Celebrating the life and work of Sir David Watson -Green Templeton College, Oxford 3 June 2015

Chris Duke's picture

As PASCAL Website users and many members of PASCAL anyway well know, David was an outstanding person and a leading global-local advocate of university engagement and of useful and relevant education for the community and for society generally. Chair of the UK universities continuing education organisation UALL during several years of his long service as Vice-Chancellor of Brighton, and an active participant in the work of NIACE England and Wales, he was one of the national adult continuing education community, always looking wider and outward at what education was good for, and how.  From Brighton he took a Chair at the London Institute of Education, then becoming Principal of Green Templeton until his sudden death in February 2015.

The very large celebratory gathering, and the reflections, at Oxford mirrored the scale and diversity of his contributions and the universality of affection in which he was held. People came from many of his different walks of academic and community life. Particularly striking was the diversity of his public and also personal roles and contributions: not only in his family, home town and country, but globally. The breadth and depth of his reach at all levels was extraordinary. 

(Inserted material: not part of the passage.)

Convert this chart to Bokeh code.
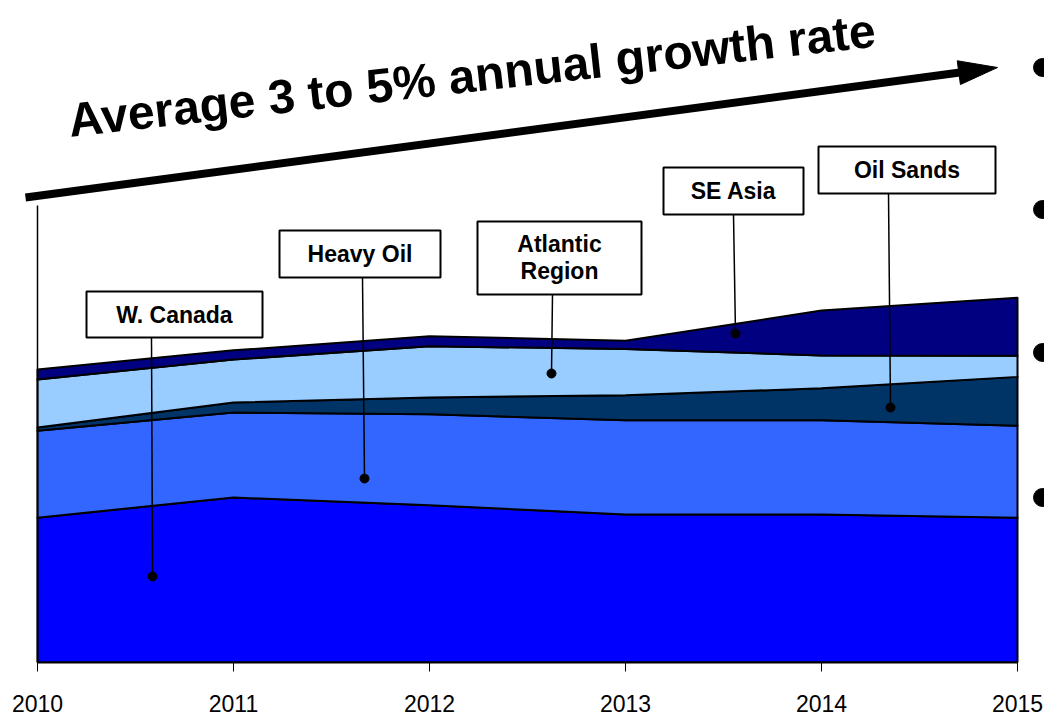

Much was said. Much more could be added. There was for example no reference to his central role in conceiving that now significant and influential global force for university engagement with its wider world, the Talloires Network. For David it was not just ‘the university’, but the great range of universities in different countries. David, more than anyone, brought home the importance of different kinds of university contributions to social good in different circumstances, and of HE systems as well as single institutions. He was scathing about the formation of university Groups, or as he called them Gangs, for their self-seeking destructive competitiveness. No less significant, a lesson for our modern ‘leaders’, was his capacity to persuade and inspire by his warmth, and to lead by consistent sustained example. This integrity resonated through the ninety minutes of testimony. David won respect and admiration as well as warm affection in many public and private circles. His was leadership by deed no less than by word.

Fittingly, the opening soliloquy after introductions by the College Chair and the Acting Principal was by another influential leader of the ‘HE policy community’, thrice-VC Sir Graeme Davies, a former HEFCE Chief Executive with whom David served as was a Council member. Sir Graeme was generous in his praise, making repeated reference to David’s work for UALL: a nice commendation of the importance of our kind of work in PASCAL as by UALL as well of David himself.

What emerged for me? Certainly David’s warmth and charm, his intelligence and integrity. None of this needed the reminder of so unforgettable a person; but it also revealed the breadth of his interests, expertise and influence. He was truly a Renaissance man. In an age of sometimes extreme specialisation, when digging ever deeper hides from the labourer the wider skies, the bigger questions and the larger truths, Sir David Watson remains a symbol of what at its best being fully human means. It also gives substance to the adage ‘if you want a job done, give it to a busy person’.